Doing some sort of regular exercise is a good strategy for fighting PMS symptoms. Exercise helps produce endorphins, hormones that help you to feel good. Another benefit is that it helps increase blood circulation, which will prevent fluid retention. And last but not least, exercise is great for fighting stress. We recommend activities like aerobics and regular walks.
4. Black Pepper Remedy
Black pepper, which adds a slightly spicy taste to meals, can be a great ally against pain and abdominal cramps during PMS. We recommend dissolving it in aloe vera. Crush a pinch of black pepper in one tablespoon of aloe vera gel and take it three times a day. Take it 30 minutes before each main meal in the days just before your period.
5. Eat avocados
Avocados contain healthy fatty acids that can help fight inflammation and also improve moods. The nutrition contained therein promotes good chemicals in the brain. Other great foods include nuts, papaya and pineapple.

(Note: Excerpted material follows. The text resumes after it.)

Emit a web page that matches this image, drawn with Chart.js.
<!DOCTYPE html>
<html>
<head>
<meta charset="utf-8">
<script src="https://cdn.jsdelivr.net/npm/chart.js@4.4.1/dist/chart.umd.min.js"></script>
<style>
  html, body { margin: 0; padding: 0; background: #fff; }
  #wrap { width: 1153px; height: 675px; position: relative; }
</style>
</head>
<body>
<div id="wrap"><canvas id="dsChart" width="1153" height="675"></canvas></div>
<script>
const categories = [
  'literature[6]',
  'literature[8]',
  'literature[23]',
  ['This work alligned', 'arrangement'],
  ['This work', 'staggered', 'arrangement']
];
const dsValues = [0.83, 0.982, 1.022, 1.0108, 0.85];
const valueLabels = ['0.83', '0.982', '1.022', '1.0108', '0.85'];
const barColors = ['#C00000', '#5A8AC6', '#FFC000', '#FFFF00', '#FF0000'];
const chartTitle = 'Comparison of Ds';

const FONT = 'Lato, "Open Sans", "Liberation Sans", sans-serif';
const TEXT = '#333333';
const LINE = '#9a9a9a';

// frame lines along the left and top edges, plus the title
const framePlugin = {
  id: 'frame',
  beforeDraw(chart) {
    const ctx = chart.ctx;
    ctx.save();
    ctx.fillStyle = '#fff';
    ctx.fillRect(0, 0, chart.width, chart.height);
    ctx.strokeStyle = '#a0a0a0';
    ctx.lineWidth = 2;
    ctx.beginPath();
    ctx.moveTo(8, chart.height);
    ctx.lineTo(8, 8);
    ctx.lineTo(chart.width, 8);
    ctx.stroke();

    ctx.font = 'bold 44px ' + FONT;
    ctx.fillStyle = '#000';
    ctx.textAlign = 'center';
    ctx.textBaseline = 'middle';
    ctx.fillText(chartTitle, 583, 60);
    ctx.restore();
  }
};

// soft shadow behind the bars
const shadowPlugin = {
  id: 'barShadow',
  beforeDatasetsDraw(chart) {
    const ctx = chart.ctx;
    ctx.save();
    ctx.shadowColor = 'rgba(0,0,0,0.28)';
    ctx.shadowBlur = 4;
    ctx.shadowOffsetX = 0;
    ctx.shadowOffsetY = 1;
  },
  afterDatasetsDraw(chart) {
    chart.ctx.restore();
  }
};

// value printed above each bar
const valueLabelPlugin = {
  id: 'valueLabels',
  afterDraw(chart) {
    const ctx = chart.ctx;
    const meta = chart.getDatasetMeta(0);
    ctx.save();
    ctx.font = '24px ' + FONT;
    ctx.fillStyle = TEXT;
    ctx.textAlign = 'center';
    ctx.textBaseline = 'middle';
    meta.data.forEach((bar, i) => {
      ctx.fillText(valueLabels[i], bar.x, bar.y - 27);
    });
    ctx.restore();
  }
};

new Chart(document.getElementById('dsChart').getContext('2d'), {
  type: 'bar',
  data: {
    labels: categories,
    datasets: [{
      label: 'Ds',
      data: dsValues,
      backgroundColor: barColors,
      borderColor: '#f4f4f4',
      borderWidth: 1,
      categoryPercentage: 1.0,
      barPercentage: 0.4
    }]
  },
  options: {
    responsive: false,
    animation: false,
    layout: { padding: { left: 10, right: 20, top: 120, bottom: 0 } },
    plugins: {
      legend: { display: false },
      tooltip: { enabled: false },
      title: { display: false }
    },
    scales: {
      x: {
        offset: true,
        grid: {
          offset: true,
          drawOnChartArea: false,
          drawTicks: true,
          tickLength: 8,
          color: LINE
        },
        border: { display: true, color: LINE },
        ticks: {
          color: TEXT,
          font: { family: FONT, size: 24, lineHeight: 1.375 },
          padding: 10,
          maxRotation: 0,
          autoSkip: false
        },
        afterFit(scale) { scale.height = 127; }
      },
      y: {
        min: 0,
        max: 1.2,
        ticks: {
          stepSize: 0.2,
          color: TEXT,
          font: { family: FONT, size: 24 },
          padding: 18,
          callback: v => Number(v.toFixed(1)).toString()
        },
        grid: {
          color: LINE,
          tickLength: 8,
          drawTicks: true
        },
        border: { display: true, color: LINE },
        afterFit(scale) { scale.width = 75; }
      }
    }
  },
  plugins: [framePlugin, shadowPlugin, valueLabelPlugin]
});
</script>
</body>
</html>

6. Infusions to sleep better
If your sleep habits have been changed because of PMS, you could also use relaxing infusions to get a deeper sleep. Cinnamon or chamomile can help if consumed half an hour before going to bed. Valerian infusion can also be useful.
7. Apply heat or cold
If you have cramps or abdominal or back pain, which are all part of PMS, you can try to calm it down by applying heat or cold. Moisten a towel with hot water and apply to your abdomen. Re-moisten with hot water to warm it up again.
If you find cold to be more comforting you can wrap ice in a towel and place it on your abdomen to reduce the pain. Never apply ice directly to the skin.
See a specialist
If your symptoms don’t improve and they are seriously affecting your work, see a specialist to direct you towards better treatment. They may be able to rule out any sort of disease that could be related to constant symptoms.